The commission said the governor reported all of the payments “prior to public discovery” or contact from its enforcement division, which it considered a mitigating factor. Newsom also signed the stipulation and agreed to the fine.
Tara Gallegos, a spokesperson for Newsom’s office, said the issue involved late paperwork at a time when the governor’s staff was focused on emergency response and supporting survivors. She also underscored the fact that the reports were filed before he was contact by the FPPC.
Gallegos said the fine is unrelated to an alleged investigation into the governor and his wife by the Department of Justice, which Newsom announced this week.
Newsom alleged Monday that Trump is using the government as a political weapon to target him and his wife, Jennifer Siebel Newsom. Newsom announced the investigation after he learned that the FBI and Internal Revenue Service asked his associates questions about nonprofits and businesses related to the couple.
The governor’s office characterized the investigation as a fishing expedition. The Trump administration declined to comment.

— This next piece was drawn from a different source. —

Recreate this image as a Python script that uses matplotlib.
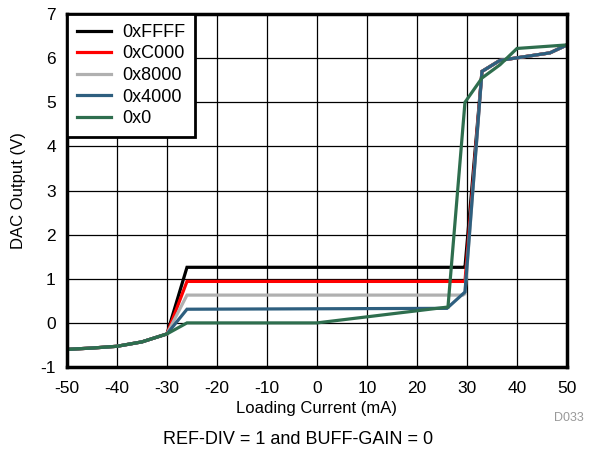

A source familiar with the matter, who requested anonymity because they were not authorized to discuss it publicly, said two federal probes have been going on for about a year, and that they originated not from Washington, D.C., but from conversations between whistleblowers and federal prosecutors based in Sacramento. The probes are linked to Newsom’s former chief-of-staff, Dana Williamson, and Siebel Newsom’s taxes, the source said.
The FPPC violations mark the second time Newsom has reported payments late, which increased his penalty for the new infractions. The commission fined Newsom in 2024 for failing to timely report 18 payments totaling $14.4 million.